Turkish-Japanese friendship concert at New York Carnegie Hall
The concert will take place at the Carnegie Hall in New York.


The World-famous Carnegie Hall in New York will host the "A Call for World Peace" concert, dedicated to Turkish-Japanese friendship.

The concert will be performed by the New Manhattan Sinfonietta Orchestra, founded by Turkish conductor Gürer Aykal, under the baton of Japanese conductor Seiji Mukaiyama.

The orchestra will perform Mukaiyama's piece on the calamity of the Ottoman frigate Ertuğrul, which also marked the beginning of Turkish-Japanese friendship, and also revolve around the rescue of Japanese citizens by a Turkish Airlines plane from Tehran in 1985.

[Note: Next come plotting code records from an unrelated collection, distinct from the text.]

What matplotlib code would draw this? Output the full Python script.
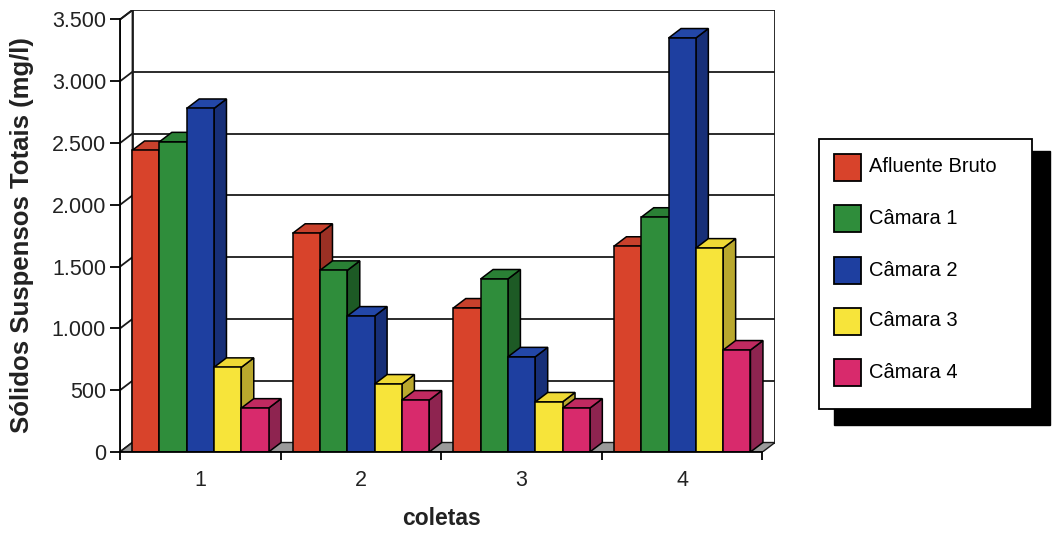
import numpy as np
import matplotlib.pyplot as plt
from matplotlib.patches import Polygon, Rectangle

plt.rcParams['font.family'] = ['Liberation Sans', 'DejaVu Sans']

# solidos suspensos totais (mg/l) por coleta
coletas = ['1', '2', '3', '4']
series = ['Afluente Bruto', 'Câmara 1', 'Câmara 2', 'Câmara 3', 'Câmara 4']
afluente = [2440, 1770, 1165, 1665]
camara1 = [2510, 1470, 1400, 1900]
camara2 = [2780, 1100, 770, 3350]
camara3 = [685, 550, 405, 1650]
camara4 = [355, 420, 355, 825]
yticks = [0, 500, 1000, 1500, 2000, 2500, 3000, 3500]

valores = [afluente, camara1, camara2, camara3, camara4]

# front / top / side shades for the fake 3d columns
front = ['#d8432b', '#2f8d3b', '#1e3fa0', '#f7e43a', '#d82a6c']
top = ['#c8412c', '#2a8035', '#2347a8', '#efd935', '#c02a60']
side = ['#9b3024', '#1d5a25', '#172f78', '#b9a82d', '#8e2450']

W, H = 1052, 534
ymax = 3500
bw = 0.17          # column width (category units)
dx = 12.5 / 160.6  # depth offset in x
dy = 9.5 / (433 / 3500)  # depth offset in y

fig = plt.figure(figsize=(W / 100, H / 100), dpi=100)
ax = fig.add_axes([120 / W, (H - 452) / H, 655 / W, 442 / H])
ax.set_xlim(0.5, len(coletas) + 0.5 + dx)
ax.set_ylim(0, ymax + dy)

x0, x1 = 0.5, len(coletas) + 0.5
line = '#1a1a1a'

# floor
ax.add_patch(Polygon([(x0, 0), (x1, 0), (x1 + dx, dy), (x0 + dx, dy)],
                     closed=True, facecolor='#9a9a9a', edgecolor=line, lw=1, zorder=1))
# left wall
ax.add_patch(Polygon([(x0, 0), (x0, ymax), (x0 + dx, ymax + dy), (x0 + dx, dy)],
                     closed=True, facecolor='white', edgecolor=line, lw=1.3, zorder=0.5))
# back wall
ax.add_patch(Rectangle((x0 + dx, dy), x1 - x0, ymax, facecolor='white',
                       edgecolor=line, lw=1.3, zorder=0.5))
# gridlines on back and left wall
for v in yticks[1:-1]:
    ax.plot([x0 + dx, x1 + dx], [v + dy, v + dy], color=line, lw=1.3, zorder=0.8)
for v in yticks:
    ax.plot([x0, x0 + dx], [v, v + dy], color=line, lw=1.3, zorder=0.8)

# columns, left to right so each front face hides the neighbour's side
z = 2
for i in range(len(coletas)):
    for j, vals in enumerate(valores):
        v = vals[i]
        left = (i + 1) - 2.5 * bw + j * bw
        ax.add_patch(Polygon([(left + bw, 0), (left + bw, v), (left + bw + dx, v + dy),
                              (left + bw + dx, dy)], closed=True, facecolor=side[j],
                             edgecolor='black', lw=1.1, zorder=z))
        ax.add_patch(Polygon([(left, v), (left + dx, v + dy), (left + bw + dx, v + dy),
                              (left + bw, v)], closed=True, facecolor=top[j],
                             edgecolor='black', lw=1.1, zorder=z))
        ax.bar(left, v, width=bw, align='edge', color=front[j], edgecolor='black',
               lw=1.1, zorder=z + 0.5)
        z += 1

# axes
for s in ['top', 'right']:
    ax.spines[s].set_visible(False)
ax.spines['left'].set_bounds(0, ymax)
ax.spines['bottom'].set_bounds(x0, x1)
ax.spines['left'].set_linewidth(1.3)
ax.spines['bottom'].set_linewidth(1.3)
ax.spines['left'].set_zorder(50)
ax.spines['bottom'].set_zorder(50)

ax.set_yticks(yticks)
ax.set_yticklabels([f'{v:,}'.replace(',', '.') for v in yticks])
ax.tick_params(axis='y', direction='out', length=7, width=1.3, labelsize=15.5, pad=3,
               labelcolor='#222222')

ax.set_xticks(np.arange(len(coletas) + 1) + 0.5)
ax.set_xticklabels([])
ax.set_xticks(np.arange(1, len(coletas) + 1), minor=True)
ax.set_xticklabels(coletas, minor=True)
ax.tick_params(axis='x', which='major', direction='out', length=6, width=1.3)
ax.tick_params(axis='x', which='minor', length=0, labelsize=15.5, pad=13,
               labelcolor='#222222')

ax.set_ylabel('Sólidos Suspensos Totais (mg/l)', fontsize=18.5, fontweight='bold',
              color='#222222')
ax.yaxis.set_label_coords(-0.131, 0.49)
ax.set_xlabel('coletas', fontsize=16.5, fontweight='bold', color='#222222')
ax.xaxis.set_label_coords(0.4916, -0.125)


# legend box with black drop shadow
def fr(x, y, w, h):
    return (x / W, 1 - (y + h) / H), w / W, h / H


xy, w, h = fr(834, 151, 216, 274)
fig.add_artist(Rectangle(xy, w, h, transform=fig.transFigure, facecolor='black',
                         edgecolor='black', zorder=1))
xy, w, h = fr(819, 139, 213, 270)
fig.add_artist(Rectangle(xy, w, h, transform=fig.transFigure, facecolor='white',
                         edgecolor='black', lw=1.3, zorder=2))
rows = [167, 218, 270, 321, 372]
for j, name in enumerate(series):
    xy, w, h = fr(834, rows[j] - 13.5, 27, 27)
    fig.add_artist(Rectangle(xy, w, h, transform=fig.transFigure, facecolor=front[j],
                             edgecolor='black', lw=1.3, zorder=3))
    fig.text(869 / W, 1 - rows[j] / H, name, fontsize=14.5, va='center', ha='left',
             zorder=3)

fig.savefig('out.png', dpi=100)
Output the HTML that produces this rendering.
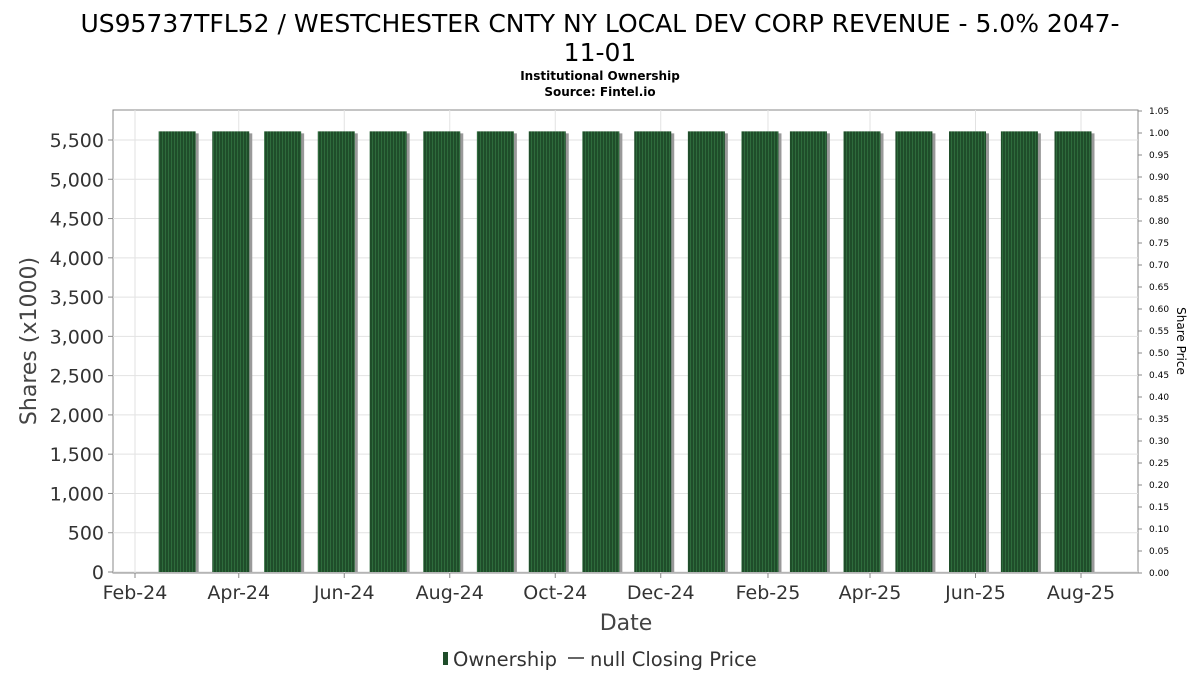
<!DOCTYPE html>
<html><head><meta charset="utf-8"><style>
body{margin:0;background:#fff;font-family:"DejaVu Sans","Liberation Sans",sans-serif;}
</style></head><body>
<svg width="1200" height="675" xmlns="http://www.w3.org/2000/svg" font-family="DejaVu Sans, Liberation Sans, sans-serif">
<defs>
<pattern id="stripes" width="3" height="10" patternUnits="userSpaceOnUse">
<rect width="3" height="10" fill="#1f4d2a"/><rect width="1" height="10" fill="#2e6b3c"/>
</pattern>
</defs>
<text x="600" y="32" text-anchor="middle" font-size="25" fill="#000">US95737TFL52 / WESTCHESTER CNTY NY LOCAL DEV CORP REVENUE - 5.0% 2047-</text>
<text x="600" y="61" text-anchor="middle" font-size="25" fill="#000">11-01</text>
<text x="600" y="80" text-anchor="middle" font-size="12" font-weight="bold">Institutional Ownership</text>
<text x="600" y="96" text-anchor="middle" font-size="12" font-weight="bold">Source: Fintel.io</text>
<rect x="113" y="110" width="1025" height="463" fill="#fff" stroke="#888"/>
<g id="grid"></g><g id="bars"></g><g id="axes"></g>
<text transform="translate(36,341) rotate(-90)" text-anchor="middle" font-size="22" fill="#444">Shares (x1000)</text>
<text transform="translate(1177,341) rotate(90)" text-anchor="middle" font-size="12" fill="#000">Share Price</text>
<text x="626" y="630" text-anchor="middle" font-size="22" fill="#444">Date</text>
<g>
<rect x="443" y="652" width="5" height="13" fill="#1f4d2a"/>
<text x="453" y="666" font-size="19.5" fill="#333">Ownership</text>
<line x1="568" y1="658" x2="584" y2="658" stroke="#333" stroke-width="1.5"/>
<text x="590" y="666" font-size="19.5" fill="#333">null Closing Price</text>
</g>
</svg>
<script>
const months=["2024-03","2024-04","2024-05","2024-06","2024-07","2024-08","2024-09","2024-10","2024-11","2024-12","2025-01","2025-02","2025-03","2025-04","2025-05","2025-06","2025-07","2025-08"];
const shares=[5610,5610,5610,5610,5610,5610,5610,5610,5610,5610,5610,5610,5610,5610,5610,5610,5610,5610];
const yTicks=[0,500,1000,1500,2000,2500,3000,3500,4000,4500,5000,5500];
const y2Ticks=[0,0.05,0.1,0.15,0.2,0.25,0.3,0.35,0.4,0.45,0.5,0.55,0.6,0.65,0.7,0.75,0.8,0.85,0.9,0.95,1.0,1.05];
const xTicks=["2024-02","2024-04","2024-06","2024-08","2024-10","2024-12","2025-02","2025-04","2025-06","2025-08"];
const mn=["Jan","Feb","Mar","Apr","May","Jun","Jul","Aug","Sep","Oct","Nov","Dec"];
const NS="http://www.w3.org/2000/svg";
const t0=Date.UTC(2024,1,1),t1=Date.UTC(2025,7,1);
function d(s){const p=s.split("-");return Date.UTC(+p[0],+p[1]-1,1);}
function x(s){return 135+(d(s)-t0)/(t1-t0)*946;}
function y(v){return 572-v*(432/5500);}
function y2(v){return 573-v*(462/1.05);}
function mk(tag,at,parent){const e=document.createElementNS(NS,tag);for(const k in at)e.setAttribute(k,at[k]);document.getElementById(parent).appendChild(e);return e;}
yTicks.forEach(v=>{
 const g=mk("line",{x1:113,x2:1138,y1:y(v),y2:y(v),stroke:"#e2e2e2"},"grid");
 
 
 const tk=mk("line",{x1:108,x2:113,y1:y(v),y2:y(v),stroke:"#888"},"axes");
 
 
 const t=mk("text",{x:104,y:y(v)+7,"text-anchor":"end","font-size":19,fill:"#333"},"axes");
 t.textContent=v.toLocaleString("en-US");
 
 
});
y2Ticks.forEach(v=>{
 const tk=mk("line",{x1:1138,x2:1142,y1:y2(v),y2:y2(v),stroke:"#888"},"axes");
 
 
 const t=mk("text",{x:1149,y:y2(v)+3,"font-size":9,fill:"#000"},"axes");
 t.textContent=v.toFixed(2);
 
 
});
xTicks.forEach(s=>{
 const g=mk("line",{x1:x(s),x2:x(s),y1:110,y2:573,stroke:"#e2e2e2"},"grid");
 
 
 const tk=mk("line",{x1:x(s),x2:x(s),y1:573,y2:578,stroke:"#888"},"axes");
 
 
 const p=s.split("-");
 const t=mk("text",{x:x(s),y:599,"text-anchor":"middle","font-size":19,fill:"#333"},"axes");
 t.textContent=mn[+p[1]-1]+"-"+p[0].slice(2);
 
 
});
months.forEach((m,i)=>{
 const cx=x(m)-8,w=37,top=y(shares[i]);
 const sh=mk("rect",{x:cx-w/2+3,y:top+2,width:w,height:572-top-2,fill:"#999"},"bars");
 
 
 const b=mk("rect",{x:cx-w/2,y:top,width:w,height:572-top,fill:"url(#stripes)"},"bars");
 
 
});
</script>
</body></html>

A "Frigate Ertuğrul" exhibition will also be organized between Nov. 27-29 in New York.

Shipwreck of the frigate

Sultan Abdulhamid II sent a committee to Japan after Japanese Prince Komatsu came to Istanbul with a warship in 1887 and presented gifts to him.

The frigate Ertuğrul was chosen for the visit and launched to carry an Order of Distinction decorated with jewelry and other gifts from the sultan to the Japanese Emperor Meiji.

The frigate departed from Istanbul on July 1889, stopping by many ports on the way. It reached the Port of Yokohama in Japan after 11 months on June 7, 1890.

The Ottoman committee had many talks during the three months that they stayed in Japan. Despite a typhoon warning by the Japan Navy, the frigate left the Port of Yokohama on Sept. 15, 1890. The next day it got caught in the typhoon offshore from Kushimoto and sank. Only 69 sailors were saved with more than 550 Ottoman seamen dying in the shipwreck.

The tragedy of the frigate was the bittersweet beginning of Turkish-Japanese friendship. A memorial was erected in Kushimoto in 1891. It was restored by Turkey in 1937 and commemorative ceremonies are performed there every year.